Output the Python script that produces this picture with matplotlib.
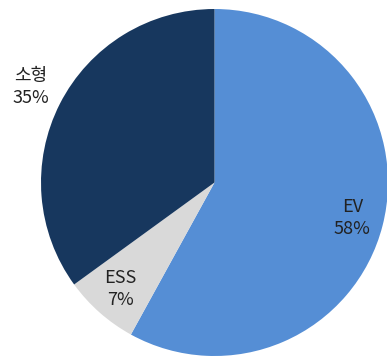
import numpy as np
import matplotlib.pyplot as plt

plt.rcParams['font.family'] = ['Noto Sans CJK KR', 'DejaVu Sans']

labels = ['EV', 'ESS', '소형']
shares = [58, 7, 35]
colors = ['#558ED5', '#D9D9D9', '#17375E']

fig = plt.figure(figsize=(3.87, 3.59), dpi=100)
ax = fig.add_axes([41 / 387, 3 / 359, 347 / 387, 347 / 359])

wedges, _ = ax.pie(shares, colors=colors, startangle=90, counterclock=False,
                   radius=1.0, wedgeprops=dict(linewidth=0))
ax.set_xlim(-1, 1)
ax.set_ylim(-1, 1)
ax.set_aspect('equal')

for w, name, v in zip(wedges, labels, shares):
    mid = np.deg2rad((w.theta1 + w.theta2) / 2)
    if name == '소형':
        x, y = -1.06, 0.55
    else:
        x, y = 0.82 * np.cos(mid), 0.82 * np.sin(mid)
    ax.text(x, y, f'{name}\n{v}%', ha='center', va='center',
            fontsize=13, fontweight='light', color='#222222', linespacing=1.3)

fig.savefig('out.png', dpi=100)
-*-
Problem to solve: Transcribe the material exactly, and leave out whatever pictures it holds.

Response:
Output the Python script that produces this picture with matplotlib.
import numpy as np
import matplotlib.pyplot as plt

plt.rcParams['font.family'] = ['Noto Sans CJK KR', 'DejaVu Sans']

labels = ['EV', 'ESS', '소형']
shares = [58, 7, 35]
colors = ['#558ED5', '#D9D9D9', '#17375E']

fig = plt.figure(figsize=(3.87, 3.59), dpi=100)
ax = fig.add_axes([41 / 387, 3 / 359, 347 / 387, 347 / 359])

wedges, _ = ax.pie(shares, colors=colors, startangle=90, counterclock=False,
                   radius=1.0, wedgeprops=dict(linewidth=0))
ax.set_xlim(-1, 1)
ax.set_ylim(-1, 1)
ax.set_aspect('equal')

for w, name, v in zip(wedges, labels, shares):
    mid = np.deg2rad((w.theta1 + w.theta2) / 2)
    if name == '소형':
        x, y = -1.06, 0.55
    else:
        x, y = 0.82 * np.cos(mid), 0.82 * np.sin(mid)
    ax.text(x, y, f'{name}\n{v}%', ha='center', va='center',
            fontsize=13, fontweight='light', color='#222222', linespacing=1.3)

fig.savefig('out.png', dpi=100)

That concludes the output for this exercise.